# 1. Business Understanding

## 1.1 Business Context

The residential real estate market is highly competitive and price-sensitive. Property values are influenced by a combination of structural attributes (e.g., size, number of rooms), locational factors (e.g., neighborhood, proximity to amenities), and market dynamics.

Real estate firms and property developers rely heavily on experience and manual comparisons to price properties. This approach is often inconsistent, subjective, and slow to adapt to changing market conditions.

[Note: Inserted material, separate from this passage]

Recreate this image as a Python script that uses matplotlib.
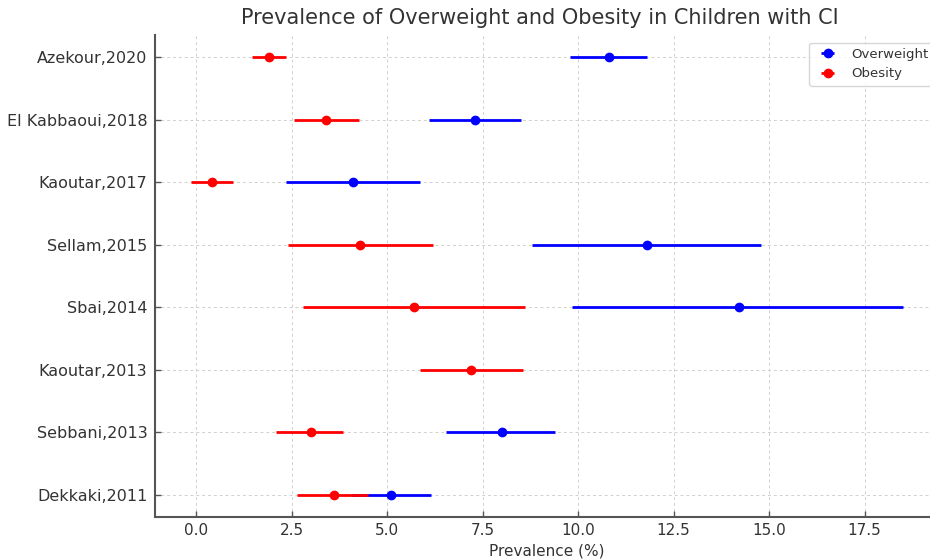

As a result, properties are frequently mispriced, leading to extended listing periods or unrealized revenue.

---

## 1.2 Business Problem

The company currently lacks a standardized, data-driven mechanism for estimating the fair market value of residential properties prior to listing.

Key challenges include:

* Inconsistent pricing across similar properties
* Over-reliance on agent intuition
* Limited ability to quantify the impact of property features on price
* Revenue loss due to underpricing
* Increased holding and marketing costs due to overpricing

---

## 1.3 Business Objective

The primary objective is to **develop a predictive pricing system** that estimates residential property prices accurately using historical sales data and property characteristics.

The model should:

* Provide reliable price estimates for new listings
* Identify key drivers of housing prices
* Support pricing decisions with quantifiable evidence
* Improve pricing consistency across agents and locations

---

## 1.4 Stakeholders

* **Real Estate Management**
  Uses insights to define pricing strategies and monitor performance.

* **Sales Agents**
  Uses predicted prices as a benchmark during client negotiations.

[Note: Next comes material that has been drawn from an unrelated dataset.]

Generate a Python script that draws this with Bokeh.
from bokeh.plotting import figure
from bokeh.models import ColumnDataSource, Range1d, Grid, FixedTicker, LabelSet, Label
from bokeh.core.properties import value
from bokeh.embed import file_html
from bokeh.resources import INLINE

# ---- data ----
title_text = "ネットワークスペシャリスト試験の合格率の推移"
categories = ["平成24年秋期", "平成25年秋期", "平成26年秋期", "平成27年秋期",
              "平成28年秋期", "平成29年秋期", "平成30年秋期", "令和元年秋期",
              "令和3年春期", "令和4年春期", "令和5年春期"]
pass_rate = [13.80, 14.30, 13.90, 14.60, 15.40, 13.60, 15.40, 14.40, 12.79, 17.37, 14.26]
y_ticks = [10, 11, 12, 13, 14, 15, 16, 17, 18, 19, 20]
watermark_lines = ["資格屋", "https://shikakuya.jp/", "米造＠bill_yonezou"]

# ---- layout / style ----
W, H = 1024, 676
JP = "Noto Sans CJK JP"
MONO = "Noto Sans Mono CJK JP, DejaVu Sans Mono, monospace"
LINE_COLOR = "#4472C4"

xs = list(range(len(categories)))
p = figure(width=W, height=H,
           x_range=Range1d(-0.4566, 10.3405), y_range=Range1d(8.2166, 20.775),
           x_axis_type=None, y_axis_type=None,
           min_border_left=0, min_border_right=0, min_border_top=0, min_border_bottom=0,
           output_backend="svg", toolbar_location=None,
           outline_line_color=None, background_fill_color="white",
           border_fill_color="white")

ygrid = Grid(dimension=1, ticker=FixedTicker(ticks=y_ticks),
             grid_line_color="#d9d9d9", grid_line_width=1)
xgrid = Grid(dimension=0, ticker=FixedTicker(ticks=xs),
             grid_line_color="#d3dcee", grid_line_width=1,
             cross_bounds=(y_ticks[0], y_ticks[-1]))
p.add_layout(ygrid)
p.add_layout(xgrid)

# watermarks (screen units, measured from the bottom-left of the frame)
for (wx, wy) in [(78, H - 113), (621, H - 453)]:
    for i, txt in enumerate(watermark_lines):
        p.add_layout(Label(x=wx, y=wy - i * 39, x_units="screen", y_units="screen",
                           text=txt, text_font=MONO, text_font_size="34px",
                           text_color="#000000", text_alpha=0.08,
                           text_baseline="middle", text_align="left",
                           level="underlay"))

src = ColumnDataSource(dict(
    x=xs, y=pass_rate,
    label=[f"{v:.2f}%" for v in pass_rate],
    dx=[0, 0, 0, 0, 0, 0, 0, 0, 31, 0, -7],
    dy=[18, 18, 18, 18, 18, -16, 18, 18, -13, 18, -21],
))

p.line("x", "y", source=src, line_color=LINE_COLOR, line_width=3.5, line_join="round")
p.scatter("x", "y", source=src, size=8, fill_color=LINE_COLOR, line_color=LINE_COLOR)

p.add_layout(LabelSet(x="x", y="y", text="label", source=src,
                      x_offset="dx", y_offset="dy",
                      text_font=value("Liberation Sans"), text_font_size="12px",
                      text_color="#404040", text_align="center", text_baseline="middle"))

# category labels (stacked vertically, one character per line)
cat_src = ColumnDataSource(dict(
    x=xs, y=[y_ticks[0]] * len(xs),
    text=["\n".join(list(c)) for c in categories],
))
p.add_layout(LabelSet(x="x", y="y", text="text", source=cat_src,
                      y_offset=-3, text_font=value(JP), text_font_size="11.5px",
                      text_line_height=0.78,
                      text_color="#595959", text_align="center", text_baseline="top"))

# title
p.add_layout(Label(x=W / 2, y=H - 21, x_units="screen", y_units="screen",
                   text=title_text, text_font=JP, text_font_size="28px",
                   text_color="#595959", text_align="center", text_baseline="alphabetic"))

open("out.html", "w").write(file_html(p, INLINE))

* **Property Developers / Investors**
  Evaluate profitability of acquisition and renovation decisions.

* **Clients (Buyers & Sellers)**
  Benefit indirectly through fair and transparent pricing.

---

## 1.5 Data Mining Goal (Analytics Translation)

Translate the business objective into an analytical task:

* **Task Type:** Supervised Learning – Regression
* **Target Variable:** Sale Price
* **Inputs:** Property attributes, location features, market indicators
* **Output:** Continuous price prediction for each property

---

## 1.6 Scope and Constraints

### In Scope

* Residential properties only
* Historical transaction data from the Ames, Iowa market
* Structured tabular data with 1,460 observations
* Features available in the dataset (81 variables)

### Out of Scope

* Commercial properties
* Real-time market speculation
* Legal or zoning risk assessment
* Geographic markets outside Ames, Iowa

### Constraints

* Data quality and completeness limitations
* Market volatility and economic changes
* Regional pricing variations
* Limited historical records in some locations

---

## 1.7 Success Criteria

### Business Success Criteria

* Reduction in average time-on-market
* Improved pricing consistency across similar properties
* Increased realized sale prices versus prior benchmarks
* Enhanced negotiation support for agents

### Analytical Success Criteria

* Mean Absolute Error (MAE) within $15,000 of actual price
* RMSE lower than baseline pricing methods
* R² score above 0.85 for model reliability
* Stable performance across different neighborhoods

---

## 1.8 Risks and Assumptions

### Assumptions

* Historical pricing patterns in Ames, Iowa are indicative of near-term future prices
* Property features are accurately recorded in the dataset
* Market conditions are relatively stable during the model’s use period
* The Ames market represents a typical residential real estate market

### Risks

* Sudden economic or regulatory changes affecting housing demand
* Incomplete or biased data in certain feature categories
* Overfitting to specific neighborhoods or property types
* Model performance degradation over time without retraining

**Mitigation Strategies:**
- Periodic model retraining with new data
- Performance monitoring across market segments
- Ensemble methods to improve robustness

---

## 1.9 Expected Business Impact

* **Operational Efficiency:**
  - Faster and more accurate pricing decisions
  - Reduced time spent on manual price comparisons
  - Standardized pricing methodology across agents

* **Financial Performance:**
  - Increased revenue capture through optimal pricing
  - Reduced holding costs from better price accuracy
  - Improved profit margins on property transactions

* **Strategic Advantages:**
  - Data-backed negotiation support for agents
  - Enhanced market intelligence for developers
  - Improved client trust through transparent pricing

* **Scalability:**
  - System can be extended to other markets
  - Foundation for automated valuation systems
  - Platform for continuous improvement with new data

---

## 1.10 Integration with Data Science Pipeline

This business understanding aligns with the structured `src` modules:

* **Data Processing:** `src.data_processing.DataProcessor` will handle domain-aware missing value treatment
* **Feature Engineering:** `src.feature_engineering.FeatureEngineer` will encode features consistently
* **Modeling:** `src.modeling.ModelTrainer` will develop robust predictive models
* **Evaluation:** `src.evaluation.ModelEvaluator` will provide business impact analysis

The structured approach ensures reproducibility and maintainability while addressing the core business need for accurate, data-driven property valuation.